Building Your Weekly Review Cadence
These three operational metrics interconnect. Asset utilization indicates what’s moving. Time to resolution indicates how well maintenance is functioning. Approaching thresholds indicate what’s coming next.
A 30-minute weekly review of these numbers fosters accountability across your operation. Branch managers explain utilization gaps. Maintenance supervisors address resolution delays. Everyone views the same data simultaneously.
Within 90 days, this cadence can change behavior. Teams start solving problems before the weekly meeting. Branch managers redistribute assets proactively. Maintenance supervisors schedule work ahead of deadlines. The metrics become the guardrails that maintain alignment.
The Technology Foundation
This approach relies on real-time data from your connected assets. Telematics systems capture operating hours, fault codes, and location data. Your fleet management platform consolidates this information into actionable metrics.
The technology exists today. The question is whether you’re using it to drive weekly decisions or simply generating monthly reports that arrive too late to matter.
Modern fleet management involves shorter feedback loops, improved visibility, and proactive decision-making.
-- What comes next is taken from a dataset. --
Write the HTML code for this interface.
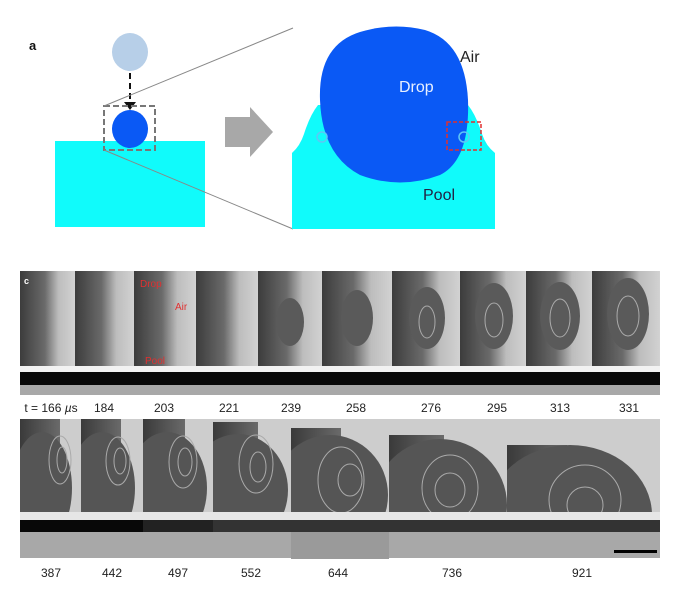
<!DOCTYPE html>
<html><head><meta charset="utf-8"><style>
html,body{margin:0;padding:0;background:#fff;width:680px;height:591px;overflow:hidden}
svg{display:block}
text{font-family:"Liberation Sans",sans-serif}
</style></head><body>
<svg width="680" height="591" viewBox="0 0 680 591" xmlns="http://www.w3.org/2000/svg">
<defs>
<linearGradient id="h1" x1="0" x2="1" y1="0" y2="0">
<stop offset="0" stop-color="#3c3c3c"/><stop offset="0.45" stop-color="#6a6a6a"/><stop offset="0.7" stop-color="#bdbdbd"/><stop offset="1" stop-color="#d2d2d2"/></linearGradient>
<linearGradient id="h2" x1="0" x2="1" y1="0" y2="0">
<stop offset="0" stop-color="#3a3a3a"/><stop offset="1" stop-color="#6a6a6a"/></linearGradient>
<clipPath id="c1"><rect x="20" y="419" width="61" height="101"/></clipPath>
<clipPath id="c2"><rect x="81" y="419" width="62" height="101"/></clipPath>
<clipPath id="c3"><rect x="143" y="419" width="70" height="101"/></clipPath>
<clipPath id="c4"><rect x="213" y="419" width="78" height="101"/></clipPath>
<clipPath id="c5"><rect x="291" y="419" width="98" height="101"/></clipPath>
<clipPath id="c6"><rect x="389" y="419" width="118" height="101"/></clipPath>
<clipPath id="c7"><rect x="507" y="419" width="153" height="101"/></clipPath>
</defs>
<!-- panel a -->
<text x="29" y="50" font-size="13" font-weight="bold" fill="#111">a</text>
<ellipse cx="130" cy="52" rx="18" ry="19" fill="#b7cfe8"/>
<line x1="130" y1="73" x2="130" y2="104" stroke="#111" stroke-width="2" stroke-dasharray="6,4"/>
<polygon points="124,102 136,102 130,110" fill="#111"/>
<rect x="55" y="141" width="150" height="86" fill="#10fbfb"/>
<ellipse cx="130" cy="129" rx="18" ry="19" fill="#0a59f5"/>
<rect x="104" y="106" width="51" height="44" fill="none" stroke="#777" stroke-width="2" stroke-dasharray="6,3"/>
<line x1="104" y1="106" x2="293" y2="28" stroke="#888" stroke-width="1"/>
<line x1="104" y1="150" x2="293" y2="229" stroke="#888" stroke-width="1"/>
<polygon points="225,117 250,117 250,107 273,132 250,157 250,147 225,147" fill="#a8a8a8"/>
<path d="M292,229 L292,153 Q300,146 304,134 Q310,115 318,105 L468,105 Q476,115 482,134 Q486,146 495,153 L495,229 Z" fill="#10fbfb"/>
<path d="M320,100 Q318,45 360,32 Q393,22 425,30 Q465,42 468,100 Q470,160 440,175 Q400,190 360,175 Q322,155 320,100 Z" fill="#0a59f5"/>
<circle cx="322" cy="137" r="5" fill="none" stroke="#5ec7f5" stroke-width="1.5"/>
<circle cx="464" cy="137" r="5" fill="none" stroke="#5ec7f5" stroke-width="1.5"/>
<rect x="447" y="122" width="34" height="28" fill="none" stroke="#e03030" stroke-width="1.5" stroke-dasharray="4,2"/>
<text x="460" y="62" font-size="16" fill="#222">Air</text>
<text x="399" y="92" font-size="16" fill="#e8f0ff">Drop</text>
<text x="423" y="200" font-size="16" fill="#224">Pool</text>

<!-- row 1 -->
<rect x="20" y="271" width="640" height="101" fill="#cfcfcf"/>
<rect x="20" y="271" width="55" height="101" fill="url(#h1)"/>
<rect x="75" y="271" width="59" height="101" fill="url(#h1)"/>
<rect x="134" y="271" width="62" height="101" fill="url(#h1)"/>
<rect x="196" y="271" width="62" height="101" fill="url(#h1)"/>
<rect x="258" y="271" width="64" height="101" fill="url(#h1)"/>
<rect x="322" y="271" width="70" height="101" fill="url(#h1)"/>
<rect x="392" y="271" width="68" height="101" fill="url(#h1)"/>
<rect x="460" y="271" width="66" height="101" fill="url(#h1)"/>
<rect x="526" y="271" width="66" height="101" fill="url(#h1)"/>
<rect x="592" y="271" width="68" height="101" fill="url(#h1)"/>
<ellipse cx="290" cy="322" rx="14" ry="24" fill="#5a5a5a"/>
<ellipse cx="357" cy="318" rx="16" ry="28" fill="#5a5a5a"/>
<ellipse cx="427" cy="318" rx="18" ry="31" fill="#5a5a5a"/>
<ellipse cx="494" cy="316" rx="19" ry="33" fill="#5a5a5a"/>
<ellipse cx="560" cy="316" rx="20" ry="34" fill="#5a5a5a"/>
<ellipse cx="628" cy="314" rx="21" ry="36" fill="#5a5a5a"/>
<g fill="none" stroke="#aaa" stroke-width="1">
<ellipse cx="427" cy="322" rx="8" ry="16"/><ellipse cx="494" cy="320" rx="9" ry="17"/><ellipse cx="560" cy="318" rx="10" ry="19"/><ellipse cx="628" cy="316" rx="11" ry="20"/>
</g>
<rect x="20" y="366" width="640" height="6" fill="#f2f2f2"/>
<rect x="20" y="372" width="640" height="13" fill="#080808"/>
<rect x="20" y="385" width="640" height="10" fill="#a8a8a8"/>
<text x="24" y="284" font-size="9" font-weight="bold" fill="#fff">c</text>
<text x="140" y="287" font-size="10" fill="#e03030">Drop</text>
<text x="175" y="310" font-size="10" fill="#e03030">Air</text>
<text x="145" y="364" font-size="10" fill="#e03030">Pool</text>
<g font-size="12" fill="#222" text-anchor="middle">
<text x="51" y="412">t = 166 <tspan font-style="italic">µ</tspan>s</text>
<text x="104" y="412">184</text><text x="164" y="412">203</text><text x="229" y="412">221</text>
<text x="291" y="412">239</text><text x="356" y="412">258</text><text x="431" y="412">276</text>
<text x="497" y="412">295</text><text x="560" y="412">313</text><text x="629" y="412">331</text>
</g>

<!-- row 2 -->
<rect x="20" y="419" width="640" height="101" fill="#cdcdcd"/>
<g clip-path="url(#c1)"><rect x="20" y="419" width="40" height="101" fill="url(#h2)"/><ellipse cx="42" cy="488" rx="30" ry="56" fill="#555"/><ellipse cx="60" cy="460" rx="11" ry="24" fill="none" stroke="#aaa"/><ellipse cx="62" cy="460" rx="5" ry="13" fill="none" stroke="#aaa"/></g>
<g clip-path="url(#c2)"><rect x="81" y="419" width="40" height="101" fill="url(#h2)"/><ellipse cx="102" cy="488" rx="33" ry="56" fill="#555"/><ellipse cx="118" cy="461" rx="12" ry="24" fill="none" stroke="#aaa"/><ellipse cx="120" cy="461" rx="6" ry="13" fill="none" stroke="#aaa"/></g>
<g clip-path="url(#c3)"><rect x="143" y="419" width="42" height="101" fill="url(#h2)"/><ellipse cx="167" cy="488" rx="40" ry="56" fill="#555"/><ellipse cx="183" cy="462" rx="14" ry="26" fill="none" stroke="#aaa"/><ellipse cx="185" cy="462" rx="7" ry="14" fill="none" stroke="#aaa"/></g>
<g clip-path="url(#c4)"><rect x="213" y="422" width="45" height="98" fill="url(#h2)"/><ellipse cx="238" cy="490" rx="50" ry="56" fill="#555"/><ellipse cx="256" cy="464" rx="17" ry="29" fill="none" stroke="#aaa"/><ellipse cx="258" cy="467" rx="8" ry="15" fill="none" stroke="#aaa"/></g>
<g clip-path="url(#c5)"><rect x="291" y="428" width="50" height="92" fill="url(#h2)"/><ellipse cx="330" cy="495" rx="58" ry="60" fill="#555"/><ellipse cx="341" cy="480" rx="23" ry="33" fill="none" stroke="#aaa"/><ellipse cx="350" cy="480" rx="12" ry="16" fill="none" stroke="#aaa"/></g>
<g clip-path="url(#c6)"><rect x="389" y="435" width="55" height="85" fill="url(#h2)"/><ellipse cx="440" cy="505" rx="67" ry="66" fill="#555"/><ellipse cx="450" cy="488" rx="28" ry="33" fill="none" stroke="#aaa"/><ellipse cx="450" cy="490" rx="15" ry="17" fill="none" stroke="#aaa"/></g>
<g clip-path="url(#c7)"><rect x="507" y="445" width="60" height="75" fill="url(#h2)"/><ellipse cx="570" cy="515" rx="82" ry="70" fill="#555"/><ellipse cx="585" cy="500" rx="36" ry="35" fill="none" stroke="#aaa"/><ellipse cx="585" cy="505" rx="18" ry="18" fill="none" stroke="#aaa"/></g>
<rect x="20" y="512" width="640" height="8" fill="#e6e6e6"/>
<rect x="20" y="520" width="123" height="12" fill="#080808"/>
<rect x="143" y="520" width="70" height="12" fill="#222"/>
<rect x="213" y="520" width="447" height="12" fill="#333"/>
<rect x="20" y="532" width="640" height="26" fill="#a8a8a8"/>
<rect x="291" y="532" width="98" height="27" fill="#9a9a9a"/>
<rect x="614" y="550" width="43" height="3" fill="#000"/>
<g font-size="12" fill="#222" text-anchor="middle">
<text x="51" y="577">387</text><text x="112" y="577">442</text><text x="178" y="577">497</text>
<text x="251" y="577">552</text><text x="338" y="577">644</text><text x="452" y="577">736</text>
<text x="582" y="577">921</text>
</g>
</svg>
</body></html>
Three metrics, reviewed weekly, can guide you there.
Making It Stick
Start with one metric if three feel overwhelming. Focus on the one causing the most pain right now. Build the weekly review habit around that single number. Add the others as the routine becomes natural.
The goal isn’t perfect data. It’s consistent attention to the right indicators. Small course corrections every week prevent the big problems that require major interventions.
Your operation will look different in 90 days. Not because the work changed, but because you’re steering with better information, more frequently.
Understanding which fleet management KPIs drive results helps you focus your weekly reviews on metrics that really matter. For deeper insights into tracking operational metrics effectively, consider how your current reporting structure supports or hinders proactive management. Learning what fleet management metrics reveal about performance can help you ask better questions during your weekly reviews. Finally, exploring comprehensive fleet management KPIs provides context for how these three core metrics fit into broader operational goals.
The difference between reactive and proactive fleet management often boils down to review frequency and metric selection. Weekly attention to branch-level asset utilization, fault resolution times, and approaching service thresholds offers the control that monthly reporting simply cannot.